Here is what it does entail:

  1. Review your income. Determine how much you have coming in.
  2. Review your expenses. This ties into our mini-challenge for the last period of making a budget.
  3. Determine what your expenses would be for a 6 month period. Assume that for this 6 month period you have no income coming in.
  4. Now you know how much you need to save.
  5. Determine a goal length for saving your total. Consider saving it over a year, two years, 6 months, whatever you think your income will allow and what fits your needs and wants.
  6. Decide on a way to break down the total into manageable chunks, whether that is by week, by pay period, by month, etc. In whatever way fits with your timetable and income.
  7. When you have determined how you want to break down the total, make a plan for saving it. There are plenty of ways to find the money.
  • Add it as a budgetary item, which is easy if you are breaking the total down by weeks or pay periods.
  • Consider assigning "excess" funds, such as tax refunds, pay bonuses, or gifts to meet your total.
  • Save your spare change from cash purchases, and after a set time period, deposit the total towards your goal.
  • Have 26 pay periods a year instead of 24? Consider budgeting using the 24 and deposit the "extra" 2 pay periods into your rainy day fund.

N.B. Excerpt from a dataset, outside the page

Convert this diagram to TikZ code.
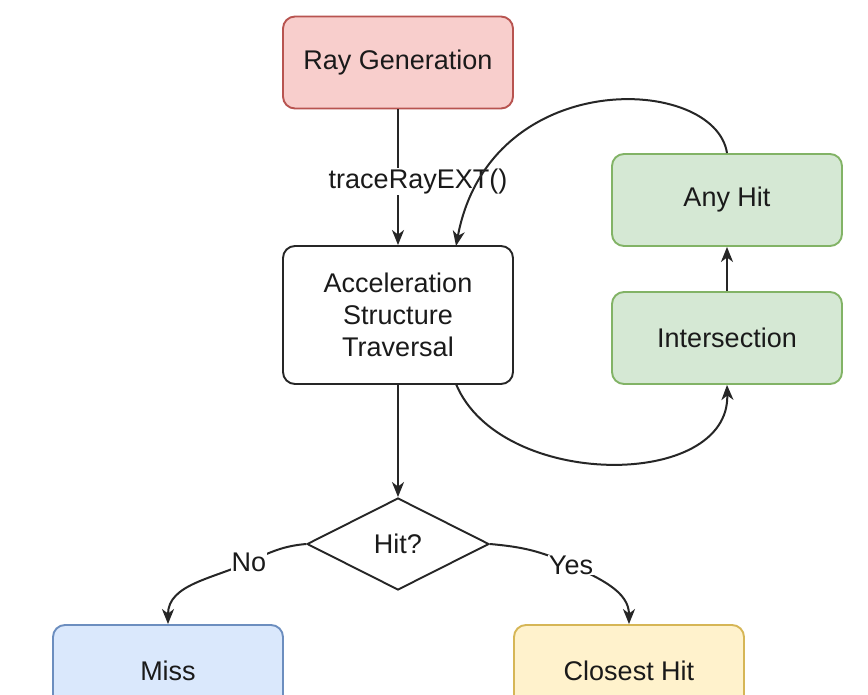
\documentclass[tikz,border=0pt]{standalone}
\usepackage{fontspec}
\setmainfont{Liberation Sans}
\usetikzlibrary{shapes.geometric,arrows.meta}
\definecolor{redfill}{HTML}{F8CECC}
\definecolor{redline}{HTML}{B85450}
\definecolor{greenfill}{HTML}{D5E8D4}
\definecolor{greenline}{HTML}{82B366}
\definecolor{bluefill}{HTML}{DAE8FC}
\definecolor{blueline}{HTML}{6C8EBF}
\definecolor{yellowfill}{HTML}{FFF2CC}
\definecolor{yellowline}{HTML}{D6B656}
\definecolor{txt}{HTML}{1A1A1A}
\tikzset{
  box/.style={draw, line width=1.9pt, rounded corners=12pt, minimum width=230pt, minimum height=92pt, inner sep=0pt, align=center, text=txt, font=\fontsize{27}{32}\selectfont},
  redbox/.style={box, fill=redfill, draw=redline},
  greenbox/.style={box, fill=greenfill, draw=greenline},
  bluebox/.style={box, fill=bluefill, draw=blueline},
  yellowbox/.style={box, fill=yellowfill, draw=yellowline},
  whitebox/.style={box, fill=white, draw=black!85, minimum height=138pt},
  decision/.style={draw=black!85, line width=1.9pt, shape=diamond, minimum width=182pt, minimum height=92pt, inner sep=0pt, text=txt, font=\fontsize{27}{32}\selectfont},
  conn/.style={line width=2pt, draw=black!85, -{Stealth[length=15pt,width=12pt,inset=4.5pt]}},
  lbl/.style={fill=white, inner sep=1pt, text=txt, font=\fontsize{27}{32}\selectfont}
}
\begin{document}
\begin{tikzpicture}[x=1pt,y=-1pt]
\useasboundingbox (0,0) rectangle (868,694);
\clip (0,0) rectangle (868,694);
\fill[white] (0,0) rectangle (868,694);
\node[redbox] (ray) at (398,62.5) {Ray Generation};
\node[whitebox] (acc) at (398,315) {Acceleration\\Structure\\Traversal};
\node[greenbox] (any) at (727,200) {Any Hit};
\node[greenbox] (inter) at (727,338) {Intersection};
\node[decision] (hit) at (398,544) {Hit?};
\node[bluebox] (miss) at (168,671) {Miss};
\node[yellowbox] (closest) at (629,671) {Closest Hit};
\coordinate (accTopR) at (456,246);
\coordinate (accBotR) at (456,384);
\coordinate (nopt) at (249,562);
\coordinate (yespt) at (571,565);
% edges
\draw[conn] (ray) -- (acc) node[lbl, pos=0.53, xshift=20pt] (trace) {traceRayEXT()};
\draw[conn] (any.north) .. controls (715,75) and (490,65) .. (accTopR);
\draw[conn] (accBotR) .. controls (500,490) and (730,490) .. (inter.south);
\draw[conn] (inter) -- (any);
\draw[conn] (acc) -- (hit);
\draw[conn] (hit.west) to[out=185,in=25] (nopt) to[out=205,in=90] (miss.north);
\draw[conn] (hit.east) to[out=-5,in=155] (yespt) to[out=-25,in=90] (closest.north);
\node[lbl] (no) at (nopt) {No};
\node[lbl] (yes) at (yespt) {Yes};
\end{tikzpicture}
\end{document}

After you've made your plan (and don't forget to include your partner), think of ways to keep yourself on track.
  1. Consider making a chart that will allow you to mark off as you contribute to your rainy day fund. Think of those giant thermometers that help us see how much we've contributed to various charities. This can help motivate you as will have a visual reminder of your progress.
  2. Think of a reward for when you reach your goal. Maybe a dinner out, a new movie, something to look forward too....just make sure that you have set aside funds for that too :)
  3. Keep a "checkbook" ledger to help you track your savings.
  4. Consider adding all the dividends and interest from investment and bank accounts.
  5. Consider giving up a vice or luxury (such as the morning latte, cigarettes, candy bars, etc) and putting that money toward your goal...it could not only make you richer, but healthier too!
Now, you are on your way to having a rainy day fund! Remember this is meant to relieve some of your financial stress, and give you some security.

As time goes on, your expenses and savings may change. Remember to review your "rainy day" plan and adjust it as is necessary for you.

If you have any easy or cool ideas on how to set aside those pennies, or success stories on how you have saved, please post them! Even if it is just a little at a time, you can do it!